> **What is expected**: Reproduce the material below line by line, beginning with its first line and ending with the line that contains "(tiem2) at (1040,283)"; leave out pictures.

> **Data extract**:
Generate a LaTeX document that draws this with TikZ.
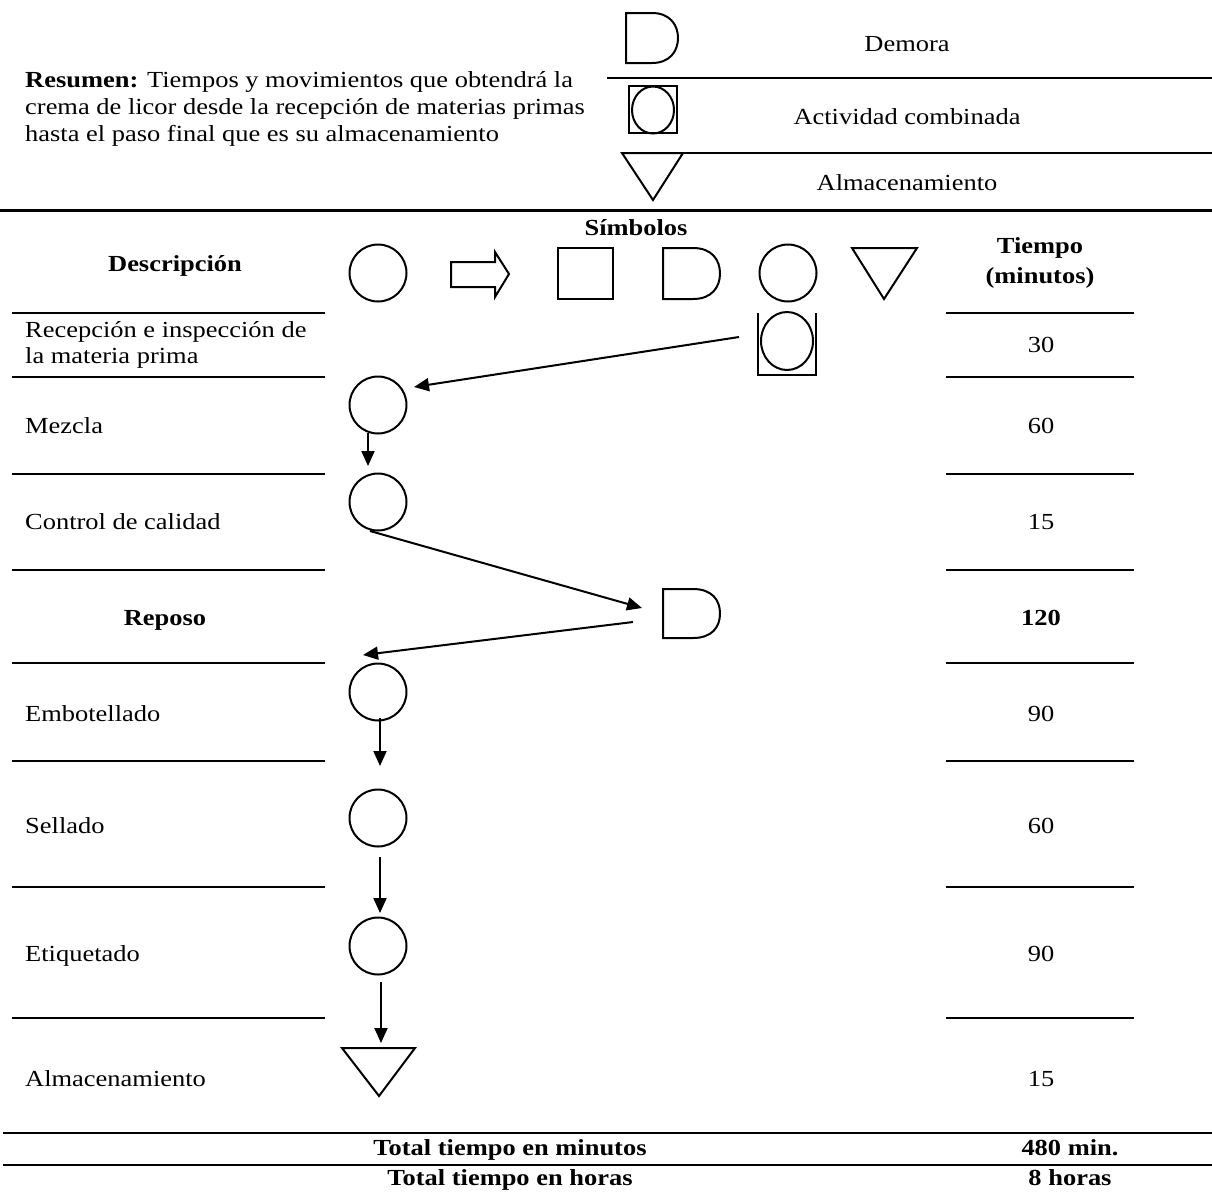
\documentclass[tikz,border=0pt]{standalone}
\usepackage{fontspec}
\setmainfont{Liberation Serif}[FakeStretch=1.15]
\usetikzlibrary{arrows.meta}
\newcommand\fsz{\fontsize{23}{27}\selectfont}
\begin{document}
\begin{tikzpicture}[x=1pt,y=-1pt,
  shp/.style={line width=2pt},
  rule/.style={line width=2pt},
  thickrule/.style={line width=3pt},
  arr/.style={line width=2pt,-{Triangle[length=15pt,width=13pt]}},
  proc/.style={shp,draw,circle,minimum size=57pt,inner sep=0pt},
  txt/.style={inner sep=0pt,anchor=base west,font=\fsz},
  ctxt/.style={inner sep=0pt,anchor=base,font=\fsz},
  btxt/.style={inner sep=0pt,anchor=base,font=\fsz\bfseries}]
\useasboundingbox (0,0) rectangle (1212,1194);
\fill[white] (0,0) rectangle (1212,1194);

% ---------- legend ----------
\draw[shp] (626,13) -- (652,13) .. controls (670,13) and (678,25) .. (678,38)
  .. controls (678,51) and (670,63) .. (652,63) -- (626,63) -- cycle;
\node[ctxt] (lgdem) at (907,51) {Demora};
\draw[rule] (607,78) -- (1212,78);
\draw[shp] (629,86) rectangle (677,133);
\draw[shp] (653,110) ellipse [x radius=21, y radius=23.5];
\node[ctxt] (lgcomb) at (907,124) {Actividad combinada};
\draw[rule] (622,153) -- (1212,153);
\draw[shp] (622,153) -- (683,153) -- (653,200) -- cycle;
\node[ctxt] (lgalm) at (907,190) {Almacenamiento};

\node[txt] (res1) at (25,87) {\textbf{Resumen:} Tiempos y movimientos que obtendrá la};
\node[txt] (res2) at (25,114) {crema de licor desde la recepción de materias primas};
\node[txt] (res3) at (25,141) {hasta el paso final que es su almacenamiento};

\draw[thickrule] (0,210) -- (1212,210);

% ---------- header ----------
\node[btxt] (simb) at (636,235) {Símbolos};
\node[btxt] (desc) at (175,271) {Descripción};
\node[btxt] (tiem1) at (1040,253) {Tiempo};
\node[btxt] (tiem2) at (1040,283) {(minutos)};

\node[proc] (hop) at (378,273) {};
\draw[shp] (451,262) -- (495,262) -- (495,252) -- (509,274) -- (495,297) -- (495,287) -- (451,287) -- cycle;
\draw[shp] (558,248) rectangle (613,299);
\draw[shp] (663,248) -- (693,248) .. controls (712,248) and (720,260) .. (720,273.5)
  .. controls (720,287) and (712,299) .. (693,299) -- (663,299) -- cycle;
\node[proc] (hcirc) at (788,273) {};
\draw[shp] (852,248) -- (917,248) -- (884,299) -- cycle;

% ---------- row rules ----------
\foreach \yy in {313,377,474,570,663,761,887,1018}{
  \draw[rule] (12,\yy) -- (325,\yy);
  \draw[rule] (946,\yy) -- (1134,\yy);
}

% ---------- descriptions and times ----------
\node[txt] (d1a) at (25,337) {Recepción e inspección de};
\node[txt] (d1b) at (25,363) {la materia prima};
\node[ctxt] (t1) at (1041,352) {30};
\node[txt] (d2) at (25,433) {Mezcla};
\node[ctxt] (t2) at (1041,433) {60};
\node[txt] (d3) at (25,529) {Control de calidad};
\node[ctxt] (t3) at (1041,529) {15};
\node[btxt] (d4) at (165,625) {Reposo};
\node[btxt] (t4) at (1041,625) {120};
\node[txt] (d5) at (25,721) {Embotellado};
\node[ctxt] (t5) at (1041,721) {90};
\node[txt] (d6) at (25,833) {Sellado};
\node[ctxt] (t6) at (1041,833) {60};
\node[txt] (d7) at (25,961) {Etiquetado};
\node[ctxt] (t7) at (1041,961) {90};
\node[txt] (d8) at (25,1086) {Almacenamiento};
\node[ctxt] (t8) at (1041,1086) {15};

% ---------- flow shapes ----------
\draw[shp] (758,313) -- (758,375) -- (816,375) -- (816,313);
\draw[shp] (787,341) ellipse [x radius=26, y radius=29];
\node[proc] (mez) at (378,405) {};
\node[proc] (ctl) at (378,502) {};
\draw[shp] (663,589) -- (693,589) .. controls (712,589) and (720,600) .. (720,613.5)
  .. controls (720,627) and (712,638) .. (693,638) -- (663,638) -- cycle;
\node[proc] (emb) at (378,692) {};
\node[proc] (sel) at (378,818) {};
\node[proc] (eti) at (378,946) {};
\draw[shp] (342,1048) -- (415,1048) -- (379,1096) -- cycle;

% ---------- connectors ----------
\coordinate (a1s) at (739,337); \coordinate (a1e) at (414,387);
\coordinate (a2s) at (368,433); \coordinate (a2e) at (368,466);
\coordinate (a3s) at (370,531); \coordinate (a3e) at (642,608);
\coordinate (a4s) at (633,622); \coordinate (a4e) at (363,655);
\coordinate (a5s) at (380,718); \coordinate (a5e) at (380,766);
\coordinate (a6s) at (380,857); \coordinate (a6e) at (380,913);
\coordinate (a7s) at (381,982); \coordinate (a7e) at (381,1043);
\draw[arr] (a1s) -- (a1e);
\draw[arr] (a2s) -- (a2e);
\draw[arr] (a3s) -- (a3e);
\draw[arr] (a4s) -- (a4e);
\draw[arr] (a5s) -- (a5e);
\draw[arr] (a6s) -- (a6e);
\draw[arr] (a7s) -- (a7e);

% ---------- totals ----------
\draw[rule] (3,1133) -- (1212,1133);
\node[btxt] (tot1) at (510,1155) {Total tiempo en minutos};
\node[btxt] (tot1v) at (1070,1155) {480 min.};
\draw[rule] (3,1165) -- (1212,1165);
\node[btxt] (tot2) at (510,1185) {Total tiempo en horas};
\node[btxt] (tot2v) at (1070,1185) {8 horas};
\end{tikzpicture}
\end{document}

> **Result of this exercise**:
Generate a LaTeX document that draws this with TikZ.
\documentclass[tikz,border=0pt]{standalone}
\usepackage{fontspec}
\setmainfont{Liberation Serif}[FakeStretch=1.15]
\usetikzlibrary{arrows.meta}
\newcommand\fsz{\fontsize{23}{27}\selectfont}
\begin{document}
\begin{tikzpicture}[x=1pt,y=-1pt,
  shp/.style={line width=2pt},
  rule/.style={line width=2pt},
  thickrule/.style={line width=3pt},
  arr/.style={line width=2pt,-{Triangle[length=15pt,width=13pt]}},
  proc/.style={shp,draw,circle,minimum size=57pt,inner sep=0pt},
  txt/.style={inner sep=0pt,anchor=base west,font=\fsz},
  ctxt/.style={inner sep=0pt,anchor=base,font=\fsz},
  btxt/.style={inner sep=0pt,anchor=base,font=\fsz\bfseries}]
\useasboundingbox (0,0) rectangle (1212,1194);
\fill[white] (0,0) rectangle (1212,1194);

% ---------- legend ----------
\draw[shp] (626,13) -- (652,13) .. controls (670,13) and (678,25) .. (678,38)
  .. controls (678,51) and (670,63) .. (652,63) -- (626,63) -- cycle;
\node[ctxt] (lgdem) at (907,51) {Demora};
\draw[rule] (607,78) -- (1212,78);
\draw[shp] (629,86) rectangle (677,133);
\draw[shp] (653,110) ellipse [x radius=21, y radius=23.5];
\node[ctxt] (lgcomb) at (907,124) {Actividad combinada};
\draw[rule] (622,153) -- (1212,153);
\draw[shp] (622,153) -- (683,153) -- (653,200) -- cycle;
\node[ctxt] (lgalm) at (907,190) {Almacenamiento};

\node[txt] (res1) at (25,87) {\textbf{Resumen:} Tiempos y movimientos que obtendrá la};
\node[txt] (res2) at (25,114) {crema de licor desde la recepción de materias primas};
\node[txt] (res3) at (25,141) {hasta el paso final que es su almacenamiento};

\draw[thickrule] (0,210) -- (1212,210);

% ---------- header ----------
\node[btxt] (simb) at (636,235) {Símbolos};
\node[btxt] (desc) at (175,271) {Descripción};
\node[btxt] (tiem1) at (1040,253) {Tiempo};
\node[btxt] (tiem2) at (1040,283) {(minutos)};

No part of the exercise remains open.